# [What is expected]
Copy the lines from the start of the records below through the line containing "0.0210, 0.0245, 0.0285]", both included, and leave out the pictures.

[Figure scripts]

-=-=-=-=-

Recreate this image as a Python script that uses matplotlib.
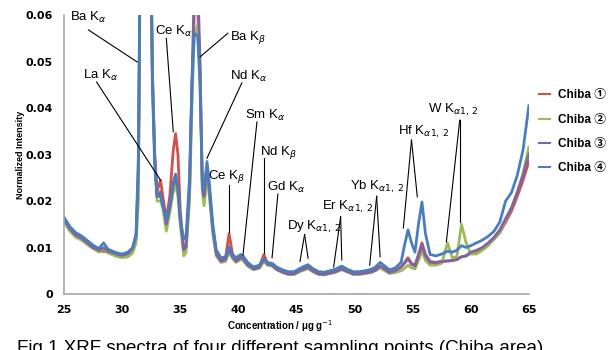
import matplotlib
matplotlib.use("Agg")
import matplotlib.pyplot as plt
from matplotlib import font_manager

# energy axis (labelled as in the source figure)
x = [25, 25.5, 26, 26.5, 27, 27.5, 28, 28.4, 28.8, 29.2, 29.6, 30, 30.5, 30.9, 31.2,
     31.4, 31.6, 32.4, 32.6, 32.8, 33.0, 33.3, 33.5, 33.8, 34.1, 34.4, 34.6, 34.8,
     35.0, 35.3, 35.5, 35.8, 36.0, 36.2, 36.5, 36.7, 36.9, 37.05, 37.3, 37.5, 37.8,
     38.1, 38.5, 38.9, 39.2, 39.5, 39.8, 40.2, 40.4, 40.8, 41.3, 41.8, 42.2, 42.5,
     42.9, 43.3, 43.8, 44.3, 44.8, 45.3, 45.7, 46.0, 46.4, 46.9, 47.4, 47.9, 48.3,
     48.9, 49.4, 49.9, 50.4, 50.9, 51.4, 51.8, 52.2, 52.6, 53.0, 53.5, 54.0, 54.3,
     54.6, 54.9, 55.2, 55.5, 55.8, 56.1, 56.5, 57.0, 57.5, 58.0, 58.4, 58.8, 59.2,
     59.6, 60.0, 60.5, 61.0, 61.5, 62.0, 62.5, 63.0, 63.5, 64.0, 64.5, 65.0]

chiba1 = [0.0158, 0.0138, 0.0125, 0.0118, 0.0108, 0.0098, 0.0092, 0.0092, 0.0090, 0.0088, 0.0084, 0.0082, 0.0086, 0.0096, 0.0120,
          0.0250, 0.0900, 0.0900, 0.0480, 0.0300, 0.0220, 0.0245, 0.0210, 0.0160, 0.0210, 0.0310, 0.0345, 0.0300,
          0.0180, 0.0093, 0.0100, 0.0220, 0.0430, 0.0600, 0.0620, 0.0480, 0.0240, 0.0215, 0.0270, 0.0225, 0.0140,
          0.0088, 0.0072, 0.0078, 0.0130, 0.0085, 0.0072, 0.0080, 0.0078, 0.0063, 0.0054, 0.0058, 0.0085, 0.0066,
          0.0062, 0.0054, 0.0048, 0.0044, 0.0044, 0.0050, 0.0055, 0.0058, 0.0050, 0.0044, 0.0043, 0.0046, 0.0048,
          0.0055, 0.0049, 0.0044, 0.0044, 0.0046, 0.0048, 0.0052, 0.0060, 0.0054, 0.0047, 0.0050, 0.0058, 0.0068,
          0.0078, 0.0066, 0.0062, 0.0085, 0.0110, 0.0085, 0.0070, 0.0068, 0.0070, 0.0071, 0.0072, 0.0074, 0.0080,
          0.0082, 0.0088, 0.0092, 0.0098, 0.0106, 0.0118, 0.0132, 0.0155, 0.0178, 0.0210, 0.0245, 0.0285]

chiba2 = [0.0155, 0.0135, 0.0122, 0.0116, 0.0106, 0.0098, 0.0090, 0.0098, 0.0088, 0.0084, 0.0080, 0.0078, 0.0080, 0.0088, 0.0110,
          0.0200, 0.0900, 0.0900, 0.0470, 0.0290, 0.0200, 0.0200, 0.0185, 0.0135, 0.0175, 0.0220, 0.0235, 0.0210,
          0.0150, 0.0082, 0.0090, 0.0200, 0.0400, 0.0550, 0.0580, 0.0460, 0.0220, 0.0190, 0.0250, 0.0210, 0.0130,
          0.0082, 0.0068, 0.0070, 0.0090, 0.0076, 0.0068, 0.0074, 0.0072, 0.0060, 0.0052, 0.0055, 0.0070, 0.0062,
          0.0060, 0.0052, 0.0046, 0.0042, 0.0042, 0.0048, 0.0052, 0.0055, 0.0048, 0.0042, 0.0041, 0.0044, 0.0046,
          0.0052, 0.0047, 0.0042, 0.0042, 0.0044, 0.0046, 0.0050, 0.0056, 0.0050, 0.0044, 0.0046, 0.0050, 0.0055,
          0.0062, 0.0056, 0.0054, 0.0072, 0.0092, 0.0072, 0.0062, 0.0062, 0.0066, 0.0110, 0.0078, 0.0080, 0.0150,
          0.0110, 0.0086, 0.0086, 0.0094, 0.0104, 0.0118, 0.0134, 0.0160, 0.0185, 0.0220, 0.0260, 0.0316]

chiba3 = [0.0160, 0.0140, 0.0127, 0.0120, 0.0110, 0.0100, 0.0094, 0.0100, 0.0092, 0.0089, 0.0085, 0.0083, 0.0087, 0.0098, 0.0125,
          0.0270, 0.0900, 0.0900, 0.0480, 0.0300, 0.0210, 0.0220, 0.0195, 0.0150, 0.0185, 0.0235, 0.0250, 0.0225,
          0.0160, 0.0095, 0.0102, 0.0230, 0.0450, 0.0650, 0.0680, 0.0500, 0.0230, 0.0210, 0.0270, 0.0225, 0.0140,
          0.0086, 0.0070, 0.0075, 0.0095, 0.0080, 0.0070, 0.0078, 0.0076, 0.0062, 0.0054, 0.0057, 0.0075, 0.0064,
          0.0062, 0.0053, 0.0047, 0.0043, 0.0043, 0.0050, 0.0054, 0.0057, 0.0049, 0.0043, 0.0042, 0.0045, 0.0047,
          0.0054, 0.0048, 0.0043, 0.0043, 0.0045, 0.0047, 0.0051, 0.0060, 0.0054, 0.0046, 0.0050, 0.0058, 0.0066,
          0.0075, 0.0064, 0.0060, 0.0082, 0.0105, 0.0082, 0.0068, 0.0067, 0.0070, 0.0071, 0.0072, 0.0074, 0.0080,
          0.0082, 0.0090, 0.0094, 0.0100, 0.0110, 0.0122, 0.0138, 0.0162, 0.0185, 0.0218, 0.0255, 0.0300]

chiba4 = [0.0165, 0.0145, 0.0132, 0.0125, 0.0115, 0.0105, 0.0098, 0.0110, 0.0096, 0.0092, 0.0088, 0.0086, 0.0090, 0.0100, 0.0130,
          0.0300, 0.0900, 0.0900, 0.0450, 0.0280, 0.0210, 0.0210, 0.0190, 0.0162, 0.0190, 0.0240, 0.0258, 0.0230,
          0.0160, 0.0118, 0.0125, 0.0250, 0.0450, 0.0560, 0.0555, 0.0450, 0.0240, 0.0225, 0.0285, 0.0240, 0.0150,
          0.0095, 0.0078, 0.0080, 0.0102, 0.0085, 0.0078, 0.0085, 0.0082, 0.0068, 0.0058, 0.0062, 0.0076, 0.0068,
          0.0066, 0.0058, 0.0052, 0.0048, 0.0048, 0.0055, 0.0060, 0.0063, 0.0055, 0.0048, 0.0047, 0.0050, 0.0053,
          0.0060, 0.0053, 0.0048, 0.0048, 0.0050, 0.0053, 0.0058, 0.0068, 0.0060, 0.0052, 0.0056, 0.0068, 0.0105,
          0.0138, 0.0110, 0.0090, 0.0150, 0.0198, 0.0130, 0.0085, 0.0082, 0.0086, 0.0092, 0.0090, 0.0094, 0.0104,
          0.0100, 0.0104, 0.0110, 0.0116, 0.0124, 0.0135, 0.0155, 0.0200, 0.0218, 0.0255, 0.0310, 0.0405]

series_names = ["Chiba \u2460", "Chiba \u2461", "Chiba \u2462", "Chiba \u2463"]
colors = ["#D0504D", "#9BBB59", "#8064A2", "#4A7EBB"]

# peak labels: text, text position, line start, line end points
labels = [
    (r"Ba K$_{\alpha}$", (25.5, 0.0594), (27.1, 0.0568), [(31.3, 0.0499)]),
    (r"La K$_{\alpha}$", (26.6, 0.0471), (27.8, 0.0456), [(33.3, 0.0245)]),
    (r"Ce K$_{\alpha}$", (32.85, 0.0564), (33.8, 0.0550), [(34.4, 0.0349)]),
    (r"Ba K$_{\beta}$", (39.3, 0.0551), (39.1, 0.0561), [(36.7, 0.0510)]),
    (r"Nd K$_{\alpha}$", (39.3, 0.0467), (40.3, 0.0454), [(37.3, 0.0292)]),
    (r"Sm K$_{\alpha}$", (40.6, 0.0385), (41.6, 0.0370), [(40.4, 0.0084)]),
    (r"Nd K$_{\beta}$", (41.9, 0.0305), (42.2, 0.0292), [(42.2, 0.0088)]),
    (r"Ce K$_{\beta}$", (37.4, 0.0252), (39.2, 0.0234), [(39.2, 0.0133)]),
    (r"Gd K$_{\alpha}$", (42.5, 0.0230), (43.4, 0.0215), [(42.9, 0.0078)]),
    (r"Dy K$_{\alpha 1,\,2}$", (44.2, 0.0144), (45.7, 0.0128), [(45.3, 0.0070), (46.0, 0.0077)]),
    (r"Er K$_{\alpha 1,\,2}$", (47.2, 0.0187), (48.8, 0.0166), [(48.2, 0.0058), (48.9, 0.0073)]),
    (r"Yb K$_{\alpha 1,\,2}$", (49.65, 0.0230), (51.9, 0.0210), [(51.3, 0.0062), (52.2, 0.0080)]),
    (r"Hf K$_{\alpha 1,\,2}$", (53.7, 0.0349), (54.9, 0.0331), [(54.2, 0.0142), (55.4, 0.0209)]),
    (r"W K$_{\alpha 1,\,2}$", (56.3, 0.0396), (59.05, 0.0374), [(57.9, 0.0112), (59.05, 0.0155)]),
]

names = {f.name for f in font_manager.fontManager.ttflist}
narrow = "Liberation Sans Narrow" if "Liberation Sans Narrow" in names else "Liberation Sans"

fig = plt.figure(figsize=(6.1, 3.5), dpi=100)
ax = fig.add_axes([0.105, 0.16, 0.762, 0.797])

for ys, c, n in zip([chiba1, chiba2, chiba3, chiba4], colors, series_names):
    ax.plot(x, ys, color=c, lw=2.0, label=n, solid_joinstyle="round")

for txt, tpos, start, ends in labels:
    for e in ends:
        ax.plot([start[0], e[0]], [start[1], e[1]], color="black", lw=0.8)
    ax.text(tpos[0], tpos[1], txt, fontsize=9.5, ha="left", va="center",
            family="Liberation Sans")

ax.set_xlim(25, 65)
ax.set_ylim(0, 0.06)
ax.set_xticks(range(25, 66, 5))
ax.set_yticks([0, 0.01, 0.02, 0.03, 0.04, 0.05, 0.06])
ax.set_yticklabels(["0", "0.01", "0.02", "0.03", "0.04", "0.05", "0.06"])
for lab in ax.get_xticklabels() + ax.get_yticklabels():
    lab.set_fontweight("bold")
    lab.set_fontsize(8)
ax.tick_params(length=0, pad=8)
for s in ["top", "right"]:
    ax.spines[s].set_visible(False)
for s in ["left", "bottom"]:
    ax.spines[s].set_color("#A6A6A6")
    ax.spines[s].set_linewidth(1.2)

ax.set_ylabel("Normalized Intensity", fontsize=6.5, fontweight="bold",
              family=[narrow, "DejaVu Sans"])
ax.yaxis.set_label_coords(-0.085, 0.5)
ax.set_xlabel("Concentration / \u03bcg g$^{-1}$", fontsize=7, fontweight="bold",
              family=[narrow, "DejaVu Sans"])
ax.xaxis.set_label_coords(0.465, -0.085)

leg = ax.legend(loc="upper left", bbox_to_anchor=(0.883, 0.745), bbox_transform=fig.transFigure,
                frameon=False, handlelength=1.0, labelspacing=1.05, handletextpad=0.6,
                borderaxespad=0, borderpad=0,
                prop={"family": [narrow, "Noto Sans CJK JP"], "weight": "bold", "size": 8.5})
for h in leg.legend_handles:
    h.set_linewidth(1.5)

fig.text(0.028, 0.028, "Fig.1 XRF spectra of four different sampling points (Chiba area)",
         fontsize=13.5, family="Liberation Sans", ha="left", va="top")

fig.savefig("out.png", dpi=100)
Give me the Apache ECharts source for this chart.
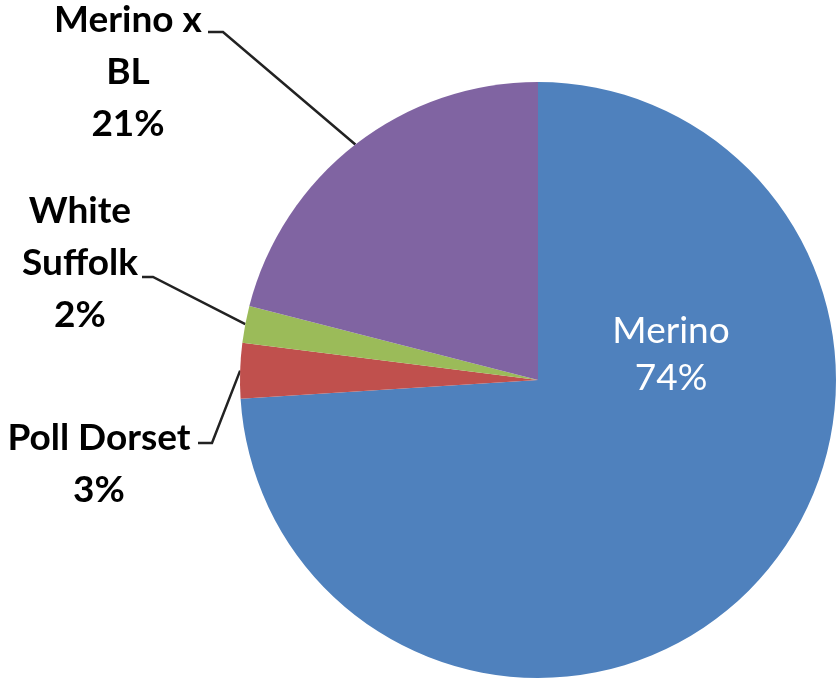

-=-=-=-=-

# [Answer to the exercise]
Recreate this image as a Python script that uses matplotlib.
import matplotlib
matplotlib.use("Agg")
import matplotlib.pyplot as plt
from matplotlib import font_manager

# energy axis (labelled as in the source figure)
x = [25, 25.5, 26, 26.5, 27, 27.5, 28, 28.4, 28.8, 29.2, 29.6, 30, 30.5, 30.9, 31.2,
     31.4, 31.6, 32.4, 32.6, 32.8, 33.0, 33.3, 33.5, 33.8, 34.1, 34.4, 34.6, 34.8,
     35.0, 35.3, 35.5, 35.8, 36.0, 36.2, 36.5, 36.7, 36.9, 37.05, 37.3, 37.5, 37.8,
     38.1, 38.5, 38.9, 39.2, 39.5, 39.8, 40.2, 40.4, 40.8, 41.3, 41.8, 42.2, 42.5,
     42.9, 43.3, 43.8, 44.3, 44.8, 45.3, 45.7, 46.0, 46.4, 46.9, 47.4, 47.9, 48.3,
     48.9, 49.4, 49.9, 50.4, 50.9, 51.4, 51.8, 52.2, 52.6, 53.0, 53.5, 54.0, 54.3,
     54.6, 54.9, 55.2, 55.5, 55.8, 56.1, 56.5, 57.0, 57.5, 58.0, 58.4, 58.8, 59.2,
     59.6, 60.0, 60.5, 61.0, 61.5, 62.0, 62.5, 63.0, 63.5, 64.0, 64.5, 65.0]

chiba1 = [0.0158, 0.0138, 0.0125, 0.0118, 0.0108, 0.0098, 0.0092, 0.0092, 0.0090, 0.0088, 0.0084, 0.0082, 0.0086, 0.0096, 0.0120,
          0.0250, 0.0900, 0.0900, 0.0480, 0.0300, 0.0220, 0.0245, 0.0210, 0.0160, 0.0210, 0.0310, 0.0345, 0.0300,
          0.0180, 0.0093, 0.0100, 0.0220, 0.0430, 0.0600, 0.0620, 0.0480, 0.0240, 0.0215, 0.0270, 0.0225, 0.0140,
          0.0088, 0.0072, 0.0078, 0.0130, 0.0085, 0.0072, 0.0080, 0.0078, 0.0063, 0.0054, 0.0058, 0.0085, 0.0066,
          0.0062, 0.0054, 0.0048, 0.0044, 0.0044, 0.0050, 0.0055, 0.0058, 0.0050, 0.0044, 0.0043, 0.0046, 0.0048,
          0.0055, 0.0049, 0.0044, 0.0044, 0.0046, 0.0048, 0.0052, 0.0060, 0.0054, 0.0047, 0.0050, 0.0058, 0.0068,
          0.0078, 0.0066, 0.0062, 0.0085, 0.0110, 0.0085, 0.0070, 0.0068, 0.0070, 0.0071, 0.0072, 0.0074, 0.0080,
          0.0082, 0.0088, 0.0092, 0.0098, 0.0106, 0.0118, 0.0132, 0.0155, 0.0178, 0.0210, 0.0245, 0.0285]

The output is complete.